Speaker Paul Ryan's announcement this morning that he will retire from Congress at the end of his term was a familiar scene. The year is different, the main character is different, the immediate circumstances are different, but the dramatic arc is identical: Paul Ryan was swallowed by the same forces that devoured Eric Cantor and John Boehner before him — the same forces that gave us Donald Trump.
Ryan, the earnest Wisconsin lawmaker and former vice presidential candidate quite plausibly has tired of being a long-distance dad to his three teenaged children. At his announcement, he sang notes in the key of "Mission Accomplished." "I like to think I've done my part, my little part in history to set us on a better course," he said. But there was a lachrymose violin playing in the background. Paul Ryan, politically speaking, is a broken man.
Boehner, the former GOP speaker from Ohio, Cantor, the former Majority Leader from Virginia, and now Ryan: each of these men, to varying degrees, were in the political vanguard of intellectual conservatism, the movement that captured the House in 1994 and changed the face of Washington forever. I have been acquainted with all three of them personally; I do not believe either one of them cynically believed the movement was a ruse to deliver goods to owners of capital while torquing up the white working class with more viscerally satisfying campaigns of ethnic resentment of religious revanchism.
Yet that it is what the Republican Party has become. Donald Trump did not "hijack" it. He is the culmination of the very darkest elements of a pragmatic bargain that began in the campaigns of Barry Goldwater and, later, Richard Nixon. The Tea Party, so-called liberty conservatism" or "constitutional conservatism," the alt-right — these splinter movements within the Republican firmament joined fantastical fiscal radicalism to the ethnic, racial, religious, and class resentments that bind the Republican coalition.
The arrow of the southern strategy, and of "white flight," pointed logically to birtherism and travel bans. Trump did not engineer this moral and intellectual declension. He's simply its latest and most successful champion.
Cantor, Boehner, and Ryan genuinely believed in the Sunny Side of Conservatism, the optimism of Ronald Reagan and Jack Kemp. They believe that reducing taxes and lightening the burden of regulation on businesses leads to innovation and growth. Importantly, they welcomed newcomers from abroad to contribute to such growth and innovation. Did they also believe that tax cuts are self-financing? Were they hypocritical and opportunistic in their denunciation of debt and deficits when their party occupied the White House? Yes — but that's an argument for a different day.
For now, I'm feeling a twinge of sorrow. I'm thinking of Boehner's then-surprising commitment, in the early 2000s, to education reform. Perhaps the resulting legislation (No Child Left Behind) failed to deliver results — but Boehner's desire to secure a better future for underprivileged children was deeply felt. I'm thinking of Ryan's fascination with the social-policy implications of the Catholic doctrine of "subsidiarity." Over the years, I came to believe that Ryan's ideological conservatism had hardened into its own sort of reverse-progressivism — an almost utopian fantasy of how much the absence of government could accomplish in the real world.
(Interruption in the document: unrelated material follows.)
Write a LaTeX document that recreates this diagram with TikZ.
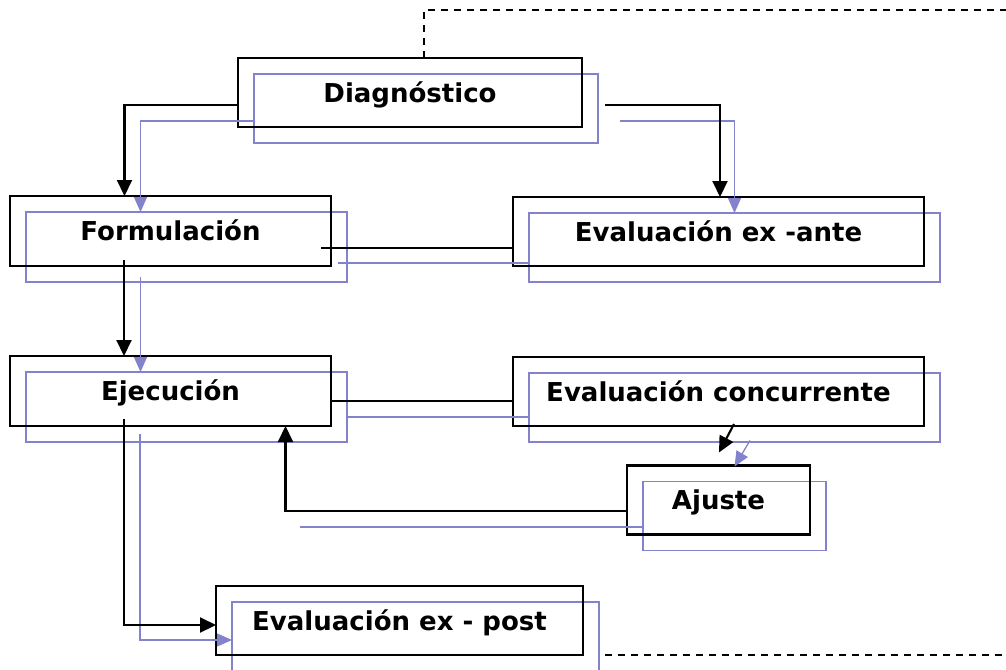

But it's an error that's distinctly preferable to the hate-filled fantasies of Making America 1955 Again.
Finally I'm thinking of Cantor's primary concession speech in 2014, in which he said:
What I set out to do, and what the agenda that I have said we're about, is, we want to create a Virginia and an America that works for everybody. And we need to focus our efforts as conservatives, as Republicans, on putting forth our conservative solutions, so that they can help solve the problems for so many working middle-class families that may not have the opportunity that we have. [Cantor]
Cantor realized, too late, that conservative ideas, if they were to have any purchase in 21st-century America, would have to answer a different set of questions than they did in 1979. Two years after Cantor was dispatched, someone did rise up in the Republican Party to answer the peal of populism. That someone was Donald Trump.
His ascendance marks the end of Boehner-Cantor-Ryan conservatism. However much Paul Ryan feels he accomplished over the last 18 months will pale in comparison to the existential demise to which he, exhausted, permitted to happen on his watch.
History will remember that more than it will the impact of reversible tax cuts.